Sunday, December 04, 2011

Pre-School will Help Children in Elementary

Imagine not knowing the definition of lion and going into a class where everybody knows it and talks about it. You just sit there in a corner listening and trying your best to understand while feeling left out.

Loneliness and lost are some of the psychologically vulnerable feelings a child who has not attended pre-school feels while he/she is in a class with children who had attended and know their answers.
Pre-school is important as it teaches the children the skills they would need to excel in elementary school.

“You have kids coming to school and they are so ready to go and they had pre-school,” Katy Ackerson said, librarian of Sunnyland Elementary school who joined into the conversation. “And then you have kids facing the wrong way and they don’t have a good vocabulary and they don’t have skills for listening.”
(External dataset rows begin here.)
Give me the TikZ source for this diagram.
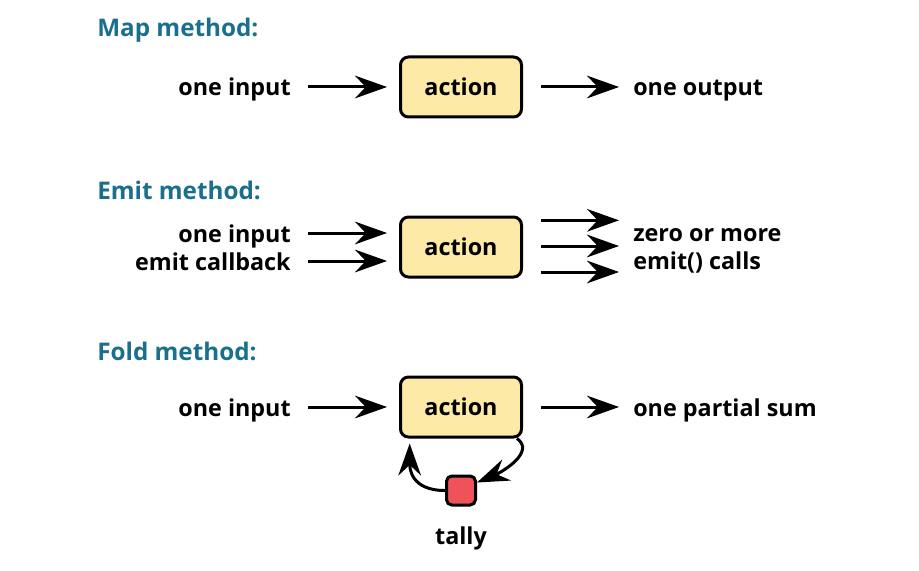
\documentclass[tikz,border=0pt]{standalone}
\usepackage{fontspec}
\setmainfont{Open Sans}
\usepackage{xcolor}
\usepackage{tikz}
\usetikzlibrary{positioning}
\usetikzlibrary{arrows.meta}

\definecolor{headblue}{RGB}{26,111,140}
\definecolor{boxyellow}{RGB}{253,234,166}
\definecolor{tallyred}{RGB}{240,82,90}

\tikzset{
	head/.style={anchor=west, inner sep=0pt, font=\fontsize{18.2}{22}\selectfont\bfseries, text=headblue},
	txt/.style={inner sep=0pt, font=\fontsize{17.5}{20}\selectfont\bfseries, text height=17.5pt, text depth=4pt},
	actbox/.style={draw, line width=2.25pt, rounded corners=6pt, fill=boxyellow,
		minimum width=90.75pt, minimum height=45pt, font=\fontsize{17.5}{20}\selectfont\bfseries},
	tallybox/.style={draw, line width=2.25pt, rounded corners=4pt, fill=tallyred, minimum size=21.75pt},
	arr/.style={line width=2.25pt, -{Stealth[length=24pt,width=17pt,inset=8pt]}},
	inarr/.style={arr, shorten <=12.75pt, shorten >=9pt},
	outarr/.style={arr, shorten <=13.5pt, shorten >=10.5pt}
}

\begin{document}
\begin{tikzpicture}[x=0.75pt, y=-0.75pt]
	\useasboundingbox (0,0) rectangle (919,570);

	% map
	\node[head] (maphead) at (97,30) {Map method:};
	\node[actbox] (map) at (461,87) {action};
	\node[txt] (mapin) [left=81pt of map] {one input};
	\node[txt] (mapout) [right=82.5pt of map] {one output};
	\draw[inarr] (mapin) -- (map);
	\draw[outarr] (map) -- (mapout);

	% emit
	\node[head] (emithead) at (97,190) {Emit method:};
	\node[actbox] (emit) at (461,247) {action};
	\node[txt, anchor=east] (emitin1) at ([xshift=-81pt, yshift=10.5pt]emit.west) {one input};
	\node[txt, anchor=east] (emitin2) at ([xshift=-81pt, yshift=-10.5pt]emit.west) {emit callback};
	\node[txt, anchor=west] (emitout1) at ([xshift=82.5pt, yshift=11pt]emit.east) {zero or more};
	\node[txt, anchor=west] (emitout2) at ([xshift=82.5pt, yshift=-10pt]emit.east) {emit() calls};
	\draw[inarr] (emitin1.east) -- (emitin1.east -| emit.west);
	\draw[inarr] (emitin2.east) -- (emitin2.east -| emit.west);
	\coordinate (o1) at ([yshift=20pt]emit.east);
	\coordinate (o2) at ([yshift=0.75pt]emit.east);
	\coordinate (o3) at ([yshift=-18.75pt]emit.east);
	\draw[outarr] (o1) -- (o1 -| emitout1.west);
	\draw[outarr] (o2) -- (o2 -| emitout1.west);
	\draw[outarr] (o3) -- (o3 -| emitout1.west);

	% fold
	\node[head] (foldhead) at (97,351) {Fold method:};
	\node[actbox] (fold) at (461,407) {action};
	\node[txt] (foldin) [left=81pt of fold] {one input};
	\node[txt] (foldout) [right=82.5pt of fold] {one partial sum};
	\draw[inarr] (foldin) -- (fold);
	\draw[outarr] (fold) -- (foldout);
	\node[tallybox] (tally) [below=27pt of fold] {};
	\node[txt] (tallylabel) [below=11pt of tally] {tally};
	\draw[arr] ([xshift=-4.5pt]fold.south east) .. controls +(14pt,-10pt) and +(19pt,8pt) .. ([yshift=6pt]tally.east);
	\draw[arr] (tally.west) .. controls +(-26pt,0pt) and +(0pt,-18pt) .. ([xshift=8pt,yshift=-3.75pt]fold.south west);
\end{tikzpicture}
\end{document}
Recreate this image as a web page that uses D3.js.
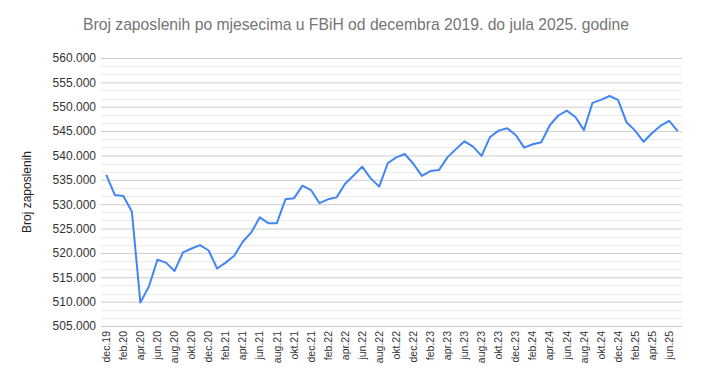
<!DOCTYPE html>
<html>
<head>
<meta charset="utf-8">
<script src="https://cdn.jsdelivr.net/npm/d3@7"></script>
<style>
  html, body { margin: 0; padding: 0; background: #fff; }
  svg { display: block; font-family: "Liberation Sans", Arial, sans-serif; }
</style>
</head>
<body>
<svg id="chart" width="701" height="390"></svg>
<script>
const title = "Broj zaposlenih po mjesecima u FBiH od decembra 2019. do jula 2025. godine";
const yAxisTitle = "Broj zaposlenih";
const months = [
  "dec.19",
  "jan.20","feb.20","mar.20","apr.20","maj.20","jun.20","jul.20","aug.20","sep.20","okt.20","nov.20","dec.20",
  "jan.21","feb.21","mar.21","apr.21","maj.21","jun.21","jul.21","aug.21","sep.21","okt.21","nov.21","dec.21",
  "jan.22","feb.22","mar.22","apr.22","maj.22","jun.22","jul.22","aug.22","sep.22","okt.22","nov.22","dec.22",
  "jan.23","feb.23","mar.23","apr.23","maj.23","jun.23","jul.23","aug.23","sep.23","okt.23","nov.23","dec.23",
  "jan.24","feb.24","mar.24","apr.24","maj.24","jun.24","jul.24","aug.24","sep.24","okt.24","nov.24","dec.24",
  "jan.25","feb.25","mar.25","apr.25","maj.25","jun.25","jul.25"
];
const employed = [
  536000,
  531900,531700,528500,509800,513100,518600,518000,516300,520100,520900,521600,520500,
  516800,518000,519400,522300,524200,527300,526100,526100,531000,531200,533800,532900,
  530200,531000,531400,534200,535900,537700,535300,533600,538400,539600,540300,538300,
  535800,536800,537000,539600,541300,542900,541800,539900,543800,545100,545600,544200,
  541600,542300,542700,546200,548200,549200,547900,545200,550800,551400,552200,551400,
  546800,545100,542800,544600,546100,547100,545000
];
const yTicks = [505000,510000,515000,520000,525000,530000,535000,540000,545000,550000,555000,560000];

const svg = d3.select("#chart");
const m = { left: 102, right: 682, top: 58, bottom: 326 };

const x = d3.scaleBand().domain(months).range([m.left, m.right]).padding(0);
const y = d3.scaleLinear().domain([505000, 560000]).range([m.bottom, m.top]);
const fmt = v => d3.format(",")(v).replace(/,/g, ".");

// minor gridlines
const minor = [];
for (let i = 0; i < yTicks.length - 1; i++) {
  const step = (yTicks[i+1] - yTicks[i]) / 3;
  minor.push(yTicks[i] + step, yTicks[i] + 2 * step);
}
svg.append("g").selectAll("line").data(minor).join("line")
  .attr("x1", m.left - 1).attr("x2", m.right)
  .attr("y1", d => Math.round(y(d)) + 0.5).attr("y2", d => Math.round(y(d)) + 0.5)
  .attr("stroke", "#ececec").attr("stroke-width", 1);

// major gridlines + labels via axis
const yAxis = d3.axisLeft(y).tickValues(yTicks).tickFormat(fmt).tickSize(-(m.right - m.left + 1)).tickPadding(5);
const gy = svg.append("g").attr("transform", `translate(${m.left - 1},0)`).call(yAxis);
gy.select(".domain").remove();
gy.selectAll(".tick line").attr("stroke", "#cccccc").attr("stroke-width", 1);
gy.selectAll(".tick text").attr("fill", "#333").attr("font-size", 12)
  .attr("font-family", "'Liberation Sans', Arial, sans-serif");

// x axis labels
const xAxis = d3.axisBottom(x).tickValues(months.filter((d, i) => i % 2 === 0)).tickSize(0).tickPadding(0);
const gx = svg.append("g").attr("transform", `translate(0,${m.bottom})`).call(xAxis);
gx.select(".domain").remove();
gx.selectAll(".tick text")
  .attr("fill", "#333").attr("font-size", 10.5)
  .attr("font-family", "'Liberation Sans', Arial, sans-serif")
  .attr("transform", "rotate(-90)")
  .attr("text-anchor", "end")
  .attr("x", -5).attr("y", 0).attr("dy", "0.35em");

// line
const line = d3.line().x((d, i) => x(months[i]) + x.bandwidth() / 2).y(d => y(d));
svg.append("path").datum(employed)
  .attr("fill", "none").attr("stroke", "#4285F4").attr("stroke-width", 2)
  .attr("stroke-linejoin", "round").attr("d", line);

// title
svg.append("text").attr("x", 356).attr("y", 30).attr("text-anchor", "middle")
  .attr("font-size", 15.7).attr("fill", "#757575").text(title);

// y axis title
svg.append("text").attr("transform", `translate(31,${(m.top + m.bottom) / 2}) rotate(-90)`)
  .attr("text-anchor", "middle").attr("font-size", 12).attr("fill", "#222").text(yAxisTitle);
</script>
</body>
</html>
As important as pre-school is the parents’ education. Parents are responsible too, in educating their children before sending them to elementary school. Some kindergarteners enter school without skills such as reading or what is known as ‘life experience’. The ‘life experience’ signifies children who are able to go on vacations, field trips, zoos or activities that enable them to learn about general knowledge such as colors, numbers or animals.

The difference between the children who received the ‘life experience’ and the ones who do not have the opportunity is known as an achievement gap.

“I don’t know, I think sometimes parents are working and they don’t have time,” Mary Anne Stuckart said, principal of Sunnyland Elementary school.

As Sunnyland Elementary is a Title 1 school, the Federal Government has given the school more funding to provide one-on-one guidance for children who needs it. Still making up a difference of five years is tough for Sunnyland Elementary. The school is trying it’s best to help the children.

“We do our best to get them caught up,” Stuckart said.

Teachers work with the children in reading and the Title 1 guidance work with them individually.
“Instead of making a year’s growth, you’re trying to make a year’s and a half growth,” Stuckart said.

The school tracks the progress of each and every individual child too. The children are tested when they enter the school in the fall. The test helps to gauge if they require the guidance needed. Gray-area is the standard level for children who enter elementary school with ‘life expereince’. Boards with the different standards are set up in a room of Sunnyland Elementary showcasing the progress of each child.
  • Intensive: Children who are below the gray-area. They are seen twice a day.
  • Strategic: Children see an extra guidance and are seen every day to work on their reading.
  • Standard: Children who are in the gray-area.
  • Standing: Children who are really sharp. The school will have to come up with classes that are challenging for them.
The children are tested every three weeks to track their progress.

“Hope they are changing. And if they are not, the discussion is what do they need? Change our instruction? Maybe our instruction isn’t matching what they need and figure out what they do need to learn,” Stuckart said.

Stuckart recommends that children starts attending pre-school or Head Start, a free national school readiness program which is set up the Federal Government. This helps to prepare the children for early education and to learn faster when they are in elementary school.

Sunnyland Elementary school has been trying to advertise and appeal to parents about letting their children join pre-school or Head Start before entering elementary too.